Weaknesses: A deck packing lots of removal can be a problem, as with all the quality spells, you probably are not playing that many creatures, and things like Innocent Blood can be irritating if you are lacking in early drops. Also, decks with lots of larger creatures can be a problem.


5 Commons to Get Early


  1. Cephalid Looter (as far as commons go, definitely your first pick)

  2. Dirty Wererat (it shuts down the ground, then goes on offense)

  3. Repel (sets your opponent back, many times too far for them to recover)

  4. Scrivener (so many insane instants coupled with the Looter; also, putting some instants in the graveyard makes for some brutal card advantage)

  5. Morbid Hunger (if they damage you early, this takes you out of range and kills something, and the flashback comes into play more often then you would expect)

5 Signs to Play this Color Combination


  1. Cephalid Broker (Looter’s big bro means double the brokenness in this deck)

  2. Uncommon Blue Flyers (they are all good here)

  3. Chamber of Manipulation (can make for nastiness with Innocent Blood or Sadistic Hypnotist)

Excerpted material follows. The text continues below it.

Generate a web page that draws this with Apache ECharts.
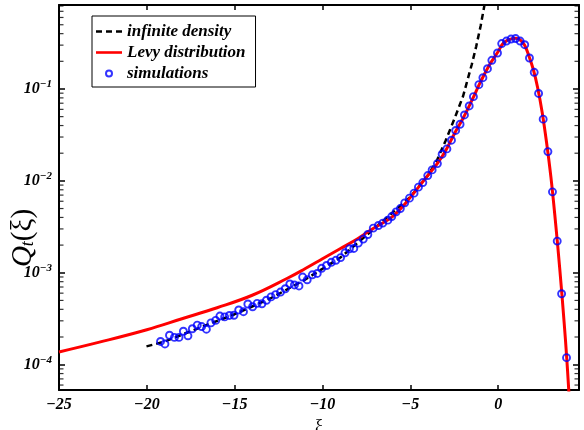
<!DOCTYPE html>
<html><head><meta charset="utf-8">
<script src="https://cdn.jsdelivr.net/npm/echarts@6/dist/echarts.min.js"></script>
<style>html,body{margin:0;padding:0;background:#fff}#c{width:584px;height:430px}</style>
</head><body><div id="c"></div>
<script>
// ---- data ----
const xTicks = [-25, -20, -15, -10, -5, 0];
const yMinorTicks = [6e-5,7e-5,8e-5,9e-5, 2e-4,3e-4,4e-4,5e-4,6e-4,7e-4,8e-4,9e-4,
  2e-3,3e-3,4e-3,5e-3,6e-3,7e-3,8e-3,9e-3, 2e-2,3e-2,4e-2,5e-2,6e-2,7e-2,8e-2,9e-2,
  0.2,0.3,0.4,0.5,0.6,0.7,0.8];
const simX = [-19.22,-18.97,-18.71,-18.43,-18.17,-17.92,-17.66,-17.41,-17.13,-16.88,
  -16.61,-16.35,-16.08,-15.84,-15.57,-15.30,-15.04,-14.77,-14.50,-14.25,
  -13.98,-13.72,-13.45,-13.19,-12.93,-12.67,-12.39,-12.12,-11.86,-11.60,
  -11.34,-11.13,-10.87,-10.58,-10.30,-10.05,-9.77,-9.50,-9.24,-8.97,
  -8.72,-8.47,-8.22,-7.96,-7.68,-7.42,-7.11,-6.82,-6.57,-6.28,
  -6.06,-5.81,-5.57,-5.32,-5.05,-4.79,-4.54,-4.29,-4.01,-3.76,
  -3.46,-3.19,-2.92,-2.66,-2.42,-2.17,-1.92,-1.65,-1.41,-1.10,
  -0.87,-0.61,-0.36,-0.04,0.20,0.47,0.73,0.99,1.25,1.51,
  1.78,2.05,2.30,2.56,2.83,3.09,3.36,3.61,3.89];
const simY = [1.79e-4,1.68e-4,2.09e-4,1.98e-4,1.98e-4,2.31e-4,2.06e-4,2.46e-4,2.69e-4,2.60e-4,
  2.43e-4,2.85e-4,3.03e-4,3.38e-4,3.31e-4,3.43e-4,3.45e-4,3.94e-4,3.77e-4,4.57e-4,
  4.27e-4,4.64e-4,4.60e-4,5.02e-4,5.46e-4,5.79e-4,6.17e-4,6.70e-4,7.56e-4,7.37e-4,
  7.19e-4,8.98e-4,8.39e-4,9.51e-4,9.83e-4,1.119e-3,1.20e-3,1.30e-3,1.367e-3,1.463e-3,
  1.65e-3,1.824e-3,1.838e-3,2.103e-3,2.324e-3,2.608e-3,3.061e-3,3.267e-3,3.469e-3,3.739e-3,
  4.093e-3,4.603e-3,5.0e-3,5.767e-3,6.486e-3,7.35e-3,8.541e-3,9.583e-3,1.142e-2,1.317e-2,
  1.542e-2,1.951e-2,2.228e-2,2.77e-2,3.539e-2,4.133e-2,5.217e-2,6.535e-2,8.249e-2,0.1114,
  0.1327,0.1662,0.2051,0.2462,0.3123,0.3324,0.3496,0.3539,0.3324,0.3031,
  0.2173,0.1519,0.08935,0.04694,0.02082,0.007592,0.002211,0.000591,0.0001192];
const levyX = [-25,-22.7,-20,-18,-16,-14,-12,-11,-10,-9,-8,-7.5,-7,-6.5,-6,-5.5,-5,-4.5,-4,-3.5,-3,
  -2.5,-2,-1.5,-1,-0.5,0,0.25,0.5,0.75,1,1.25,1.5,1.75,2,2.25,2.5,2.75,3,3.25,3.5,3.75,3.9,4.05];
const levyY = [1.374e-4,1.757e-4,2.401e-4,3.162e-4,4.164e-4,5.693e-4,8.715e-4,1.105e-3,1.42e-3,1.824e-3,
  2.342e-3,2.721e-3,3.124e-3,3.539e-3,4.112e-3,5.087e-3,6.617e-3,8.714e-3,1.148e-2,1.511e-2,2.119e-2,
  3.243e-2,4.801e-2,7.499e-2,0.12,0.1824,0.2556,0.3084,0.3366,0.3513,0.3557,
  0.3408,0.3008,0.2284,0.1629,0.1025,0.05623,0.02653,0.01105,3.768e-3,1.133e-3,2.934e-4,1.192e-4,4.165e-5];
const infX = [-20.02,-19,-17,-15,-13,-11,-9,-7,-5,-4,-3.5,-3,-2.5,-2,-1.5,-1.25,-1,-0.75];
const infY = [1.581e-4,1.778e-4,2.524e-4,3.539e-4,5.218e-4,8.394e-4,1.455e-3,3.085e-3,6.7e-3,1.148e-2,
  1.65e-2,2.72e-2,4.683e-2,8.33e-2,0.186,0.2911,0.484,0.882];
const seriesNames = ['infinite density', 'Levy distribution', 'simulations'];

// ---- chart ----
const FONT = '"Liberation Serif","Times New Roman",serif';
const zip = (a, b) => a.map((v, i) => [v, b[i]]);
const chart = echarts.init(document.getElementById('c'), null, {renderer: 'canvas'});
const labStyle = {fontFamily: FONT, fontWeight: 'bold', fontStyle: 'italic', color: '#000'};
const axisLine = {show: true, onZero: false, lineStyle: {color: '#000', width: 2}};
const xMin = -25, xMax = 4.6, yMin = 5.3e-5, yMax = 0.82;
function xAx(pos, labels) {
  return {type: 'value', position: pos, min: xMin, max: xMax, interval: 5,
    axisLine: axisLine,
    axisTick: {show: true, inside: true, length: 5, lineStyle: {color: '#000', width: 1.5},
      customValues: xTicks},
    splitLine: {show: false},
    axisLabel: {show: labels, margin: 7, customValues: xTicks,
      formatter: v => v < 0 ? '\u2212' + (-v) : '' + v, ...labStyle, fontSize: 16}};
}
function yAx(pos, labels) {
  return {type: 'log', logBase: 10, position: pos, min: yMin, max: yMax,
    axisLine: axisLine,
    axisTick: {show: true, inside: true, length: 6, lineStyle: {color: '#000', width: 1.5}},
    splitLine: {show: false},
    axisLabel: {show: labels, margin: 7, showMinLabel: false, showMaxLabel: false,
      formatter: v => '{b|10}{s|\u2212' + Math.round(-Math.log10(v)) + '}',
      rich: {b: {...labStyle, fontSize: 16}, s: {...labStyle, fontSize: 11, padding: [0, 0, 10, 0]}}}};
}
function minorTickSeries(xv, off) {
  return {name: 'minor' + off, type: 'scatter', silent: true, clip: false, z: 6,
    data: yMinorTicks.map(v => [xv, v]), symbol: 'rect', symbolSize: [4.5, 1.2],
    symbolOffset: [off, 0], itemStyle: {color: '#000', borderWidth: 0}};
}
chart.setOption({
  animation: false,
  backgroundColor: '#fff',
  grid: {left: 59, right: 5, top: 5, bottom: 40, containLabel: false, outerBoundsMode: 'none'},
  xAxis: [Object.assign(xAx('bottom', true), {name: '\u03BE', nameLocation: 'middle', nameGap: 20,
            nameTextStyle: {fontFamily: FONT, fontSize: 18, color: '#000'}}),
          xAx('top', false)],
  yAxis: [yAx('left', true), yAx('right', false)],
  graphic: [{type: 'text', x: 23, y: 238, rotation: Math.PI / 2,
    style: {text: '{q|Q}{t|t}{p|(\u03BE)}', align: 'center', verticalAlign: 'middle',
      rich: {
        q: {fontFamily: FONT, fontStyle: 'italic', fontSize: 29, color: '#000'},
        t: {fontFamily: FONT, fontStyle: 'italic', fontSize: 18, color: '#000', padding: [11, 0, 0, 0]},
        p: {fontFamily: FONT, fontSize: 29, color: '#000'}}}}],
  legend: {orient: 'vertical', left: 92, top: 16, itemWidth: 26, itemHeight: 6, itemGap: 4,
    padding: [7, 10, 5, 4], borderColor: '#000', borderWidth: 1, backgroundColor: '#fff',
    textStyle: {...labStyle, fontSize: 17, lineHeight: 17},
    data: [{name: seriesNames[0], icon: 'path://M0,0H6V2.5H0Z M10,0H16V2.5H10Z M20,0H26V2.5H20Z'},
           {name: seriesNames[1], icon: 'path://M0,0H26V2.6H0Z'},
           {name: seriesNames[2], icon: 'circle'}]},
  series: [
    minorTickSeries(xMin, 2.25),
    minorTickSeries(xMax, -2.25),
    {name: seriesNames[0], type: 'line', data: zip(infX, infY), symbol: 'none', z: 2,
     lineStyle: {color: '#000', width: 2.5, type: [6, 4]}, itemStyle: {color: '#000'}},
    {name: seriesNames[1], type: 'line', data: zip(levyX, levyY), symbol: 'none', smooth: 0.4, z: 3,
     lineStyle: {color: '#ff0000', width: 3}, itemStyle: {color: '#ff0000'}},
    {name: seriesNames[2], type: 'scatter', data: zip(simX, simY), symbol: 'circle', symbolSize: 7, z: 4,
     itemStyle: {color: 'rgba(255,255,255,0)', borderColor: '#0000ff', borderWidth: 1.9}}
  ]
});
</script></body></html>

  4. Psychatog (Best. Atog. Ever.)

  5. Fervent Denial (Often times, this is the icing on the cake to insure victory)

Cards to Watch Out for on the Other Side of the Table


  1. Resilient Wanderer (if you do not counter it, it never dies)

  2. Nimble Mongoose with threshold (this deck hates 3/3s enough as it is, but a 3/3 untargetable means trouble)

  3. Reckless Charge (six extra damage isn’t good)

  4. Wild Mongrel (Patriarch’s Desire is the only reliable way to kill this pesky guy)

  5. Shelter (it’s like Confound, only better)

Well, that does it for the allied color strategies. I’ll be back to finish this lengthy pair of articles when I explore the enemy color combinations in detail, as well as my choice for best color combination in Odyssey Draft.